The name "fractal" comes from the fact that they have fractional dimension. This means that magnifying a fractal shows more perimeter or area than would be expected from a "normal" shape. There are several ways of determining a fractal's dimension. The simplest (although one that doesn't work with every fractal) is the similarity dimension. Take a look at the Koch curve above. If you were to magnify it by a factor of 3, you would get 4 exact copies of it. So, its fractal dimension would be (log 4)/(log 3), which equals approximately 1.26.

No matter how much you magnify a fractal, there is always more detail that can never be completely resolved. They have visual irregularities that, when you magnify them, reveal complexity as great as what was apparent at the beginning.

The picture at the top of the page is a picture of the Mandelbrot set, one of the most famous fractals. This fractal is named after Benoit Mandelbrot, who produced images of this set in the 1970s. The actual set consists of the points plotted in black. The colour values represent how quickly a point goes to infinity when iterated; black points never reach infinity. If you were to look at this set under greater and greater magnification, you would see more detail that can't be seen in this picture.
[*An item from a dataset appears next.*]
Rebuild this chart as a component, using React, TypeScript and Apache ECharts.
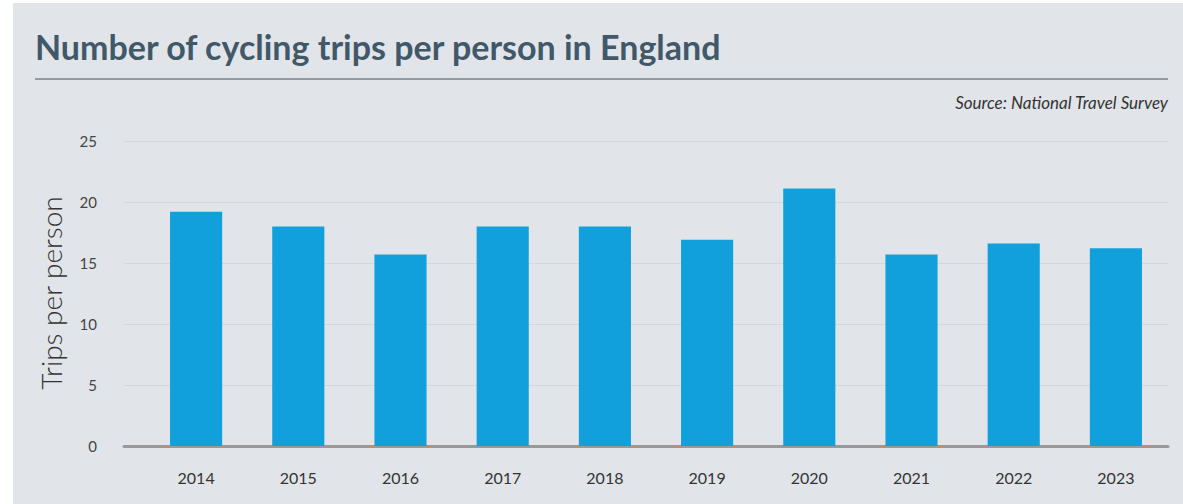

One of the uses of fractals is that they can serve as tools for analyzing a wide range of natural phenomena, such as the shapes of mountain ranges (an early application of this can be found in the movie Star Trek II: The Wrath of Khan ), coastlines, rivers, trees, and clouds. Mandelbrot discovered that these phenomena are statistically self-similar; while they are not exactly self-similar like many fractals are, as you zoom in on these phenomena, a similar pattern is produced. For example, the pattern of branching found in a small branch of a tree is similar to the pattern of branching in the larger branches.

In the natural world, there can be a great difference in the measurement of an object depending on the size of the yardstick. This is because, as you zoom, more detail is revealed, like a fractal. For example, if you were to look at the coastline of a lake from the space shuttle and measure it, you might find the length of the coastline to be, say, 50 kilometres. If you were to fly over it in an airplane, you would notice tiny bays and coves and indentations and the like that weren't visible from outer space, and you might measure the coastline to be, say, 200 kilometres. If you were to walk along the shoreline, walking around every indentation, you would find the length of the coastline to be even longer. Zooming in even further, if an ant were to walk along the coastline, walking around every grain of sand that forms the border between the shore and the water, the ant would have to walk thousands and thousands of kilometres.